*Your instructions:*
Transcribe everything in the data word for word. Pictures are left out.

*Dataset extract:*
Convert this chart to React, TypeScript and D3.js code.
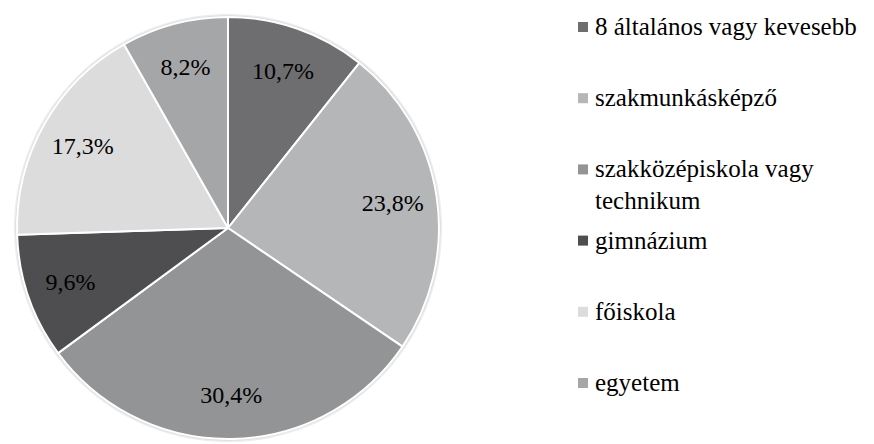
import React from 'react';
import * as d3 from 'd3';

const categories = [
  '8 általános vagy kevesebb',
  'szakmunkásképző',
  'szakközépiskola vagy technikum',
  'gimnázium',
  'főiskola',
  'egyetem',
];
const values = [10.7, 23.8, 30.4, 9.6, 17.3, 8.2];
const labels = ['10,7%', '23,8%', '30,4%', '9,6%', '17,3%', '8,2%'];
// legend wraps like the original
const legendLines = [
  ['8 általános vagy kevesebb'],
  ['szakmunkásképző'],
  ['szakközépiskola vagy', 'technikum'],
  ['gimnázium'],
  ['főiskola'],
  ['egyetem'],
];
const colors = ['#6e6e70', '#b5b6b8', '#939496', '#4e4e50', '#dcdcdd', '#a5a6a8'];

const W = 874;
const H = 444;

export default function App() {
  const cx = 228;
  const cy = 228;
  const radius = 211;

  const color = d3.scaleOrdinal<string, string>().domain(categories).range(colors);
  const pie = d3.pie<number>().sort(null).value((d) => d);
  const arcs = pie(values);
  const arc = d3.arc<d3.PieArcDatum<number>>().innerRadius(0).outerRadius(radius);
  const labelArc = d3.arc<d3.PieArcDatum<number>>().innerRadius(radius * 0.79).outerRadius(radius * 0.79);

  // legend rows
  const legendY = d3.scaleLinear().domain([0, categories.length - 1]).range([27, 383]);

  return (
    <svg width={W} height={H} style={{ marginLeft: -8, marginTop: -8, display: 'block' }}>
      <g transform={`translate(${cx},${cy})`}>
        <circle r={radius + 3} fill="#ececec" />
        <circle r={radius + 1.5} fill="#d6d6d6" />
        {arcs.map((a, i) => (
          <path key={i} d={arc(a) || ''} fill={color(categories[i])} stroke="#fff" strokeWidth={2} strokeLinejoin="round" />
        ))}
      </g>
      {arcs.map((a, i) => {
        const [x, y] = labelArc.centroid(a);
        // drawn at 28px and scaled down to ~24px
        return (
          <text key={'l' + i} transform={`translate(${cx + x},${cy + y + 8}) scale(${24 / 28})`}
            textAnchor="middle" fontSize={28} style={{ fontFamily: 'Liberation Serif' }}>
            {labels[i]}
          </text>
        );
      })}
      {categories.map((c, i) => (
        <rect key={'r' + i} x={578} y={legendY(i) - 5} width={10} height={10} fill={color(c)} />
      ))}
      {categories.map((c, i) =>
        legendLines[i].map((line, j) => (
          <text key={c + j} transform={`translate(595,${legendY(i) + j * 32 + 8}) scale(${25 / 28})`}
            fontSize={28} style={{ fontFamily: 'Liberation Serif' }}>
            {line}
          </text>
        ))
      )}
    </svg>
  );
}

*Completed exercise:*
Convert this chart to React, TypeScript and D3.js code.
import React from 'react';
import * as d3 from 'd3';

const categories = [
  '8 általános vagy kevesebb',
  'szakmunkásképző',
  'szakközépiskola vagy technikum',
  'gimnázium',
  'főiskola',
  'egyetem',
];
const values = [10.7, 23.8, 30.4, 9.6, 17.3, 8.2];
const labels = ['10,7%', '23,8%', '30,4%', '9,6%', '17,3%', '8,2%'];
// legend wraps like the original
const legendLines = [
  ['8 általános vagy kevesebb'],
  ['szakmunkásképző'],
  ['szakközépiskola vagy', 'technikum'],
  ['gimnázium'],
  ['főiskola'],
  ['egyetem'],
];
const colors = ['#6e6e70', '#b5b6b8', '#939496', '#4e4e50', '#dcdcdd', '#a5a6a8'];

const W = 874;
const H = 444;

export default function App() {
  const cx = 228;
  const cy = 228;
  const radius = 211;

  const color = d3.scaleOrdinal<string, string>().domain(categories).range(colors);
  const pie = d3.pie<number>().sort(null).value((d) => d);
  const arcs = pie(values);
  const arc = d3.arc<d3.PieArcDatum<number>>().innerRadius(0).outerRadius(radius);
  const labelArc = d3.arc<d3.PieArcDatum<number>>().innerRadius(radius * 0.79).outerRadius(radius * 0.79);

  // legend rows
  const legendY = d3.scaleLinear().domain([0, categories.length - 1]).range([27, 383]);

  return (
    <svg width={W} height={H} style={{ marginLeft: -8, marginTop: -8, display: 'block' }}>
      <g transform={`translate(${cx},${cy})`}>
        <circle r={radius + 3} fill="#ececec" />
        <circle r={radius + 1.5} fill="#d6d6d6" />
        {arcs.map((a, i) => (
          <path key={i} d={arc(a) || ''} fill={color(categories[i])} stroke="#fff" strokeWidth={2} strokeLinejoin="round" />
        ))}
      </g>
      {arcs.map((a, i) => {
        const [x, y] = labelArc.centroid(a);
        // drawn at 28px and scaled down to ~24px
        return (
          <text key={'l' + i} transform={`translate(${cx + x},${cy + y + 8}) scale(${24 / 28})`}
            textAnchor="middle" fontSize={28} style={{ fontFamily: 'Liberation Serif' }}>
            {labels[i]}
          </text>
        );
      })}
      {categories.map((c, i) => (
        <rect key={'r' + i} x={578} y={legendY(i) - 5} width={10} height={10} fill={color(c)} />
      ))}
      {categories.map((c, i) =>
        legendLines[i].map((line, j) => (
          <text key={c + j} transform={`translate(595,${legendY(i) + j * 32 + 8}) scale(${25 / 28})`}
            fontSize={28} style={{ fontFamily: 'Liberation Serif' }}>
            {line}
          </text>
        ))
      )}
    </svg>
  );
}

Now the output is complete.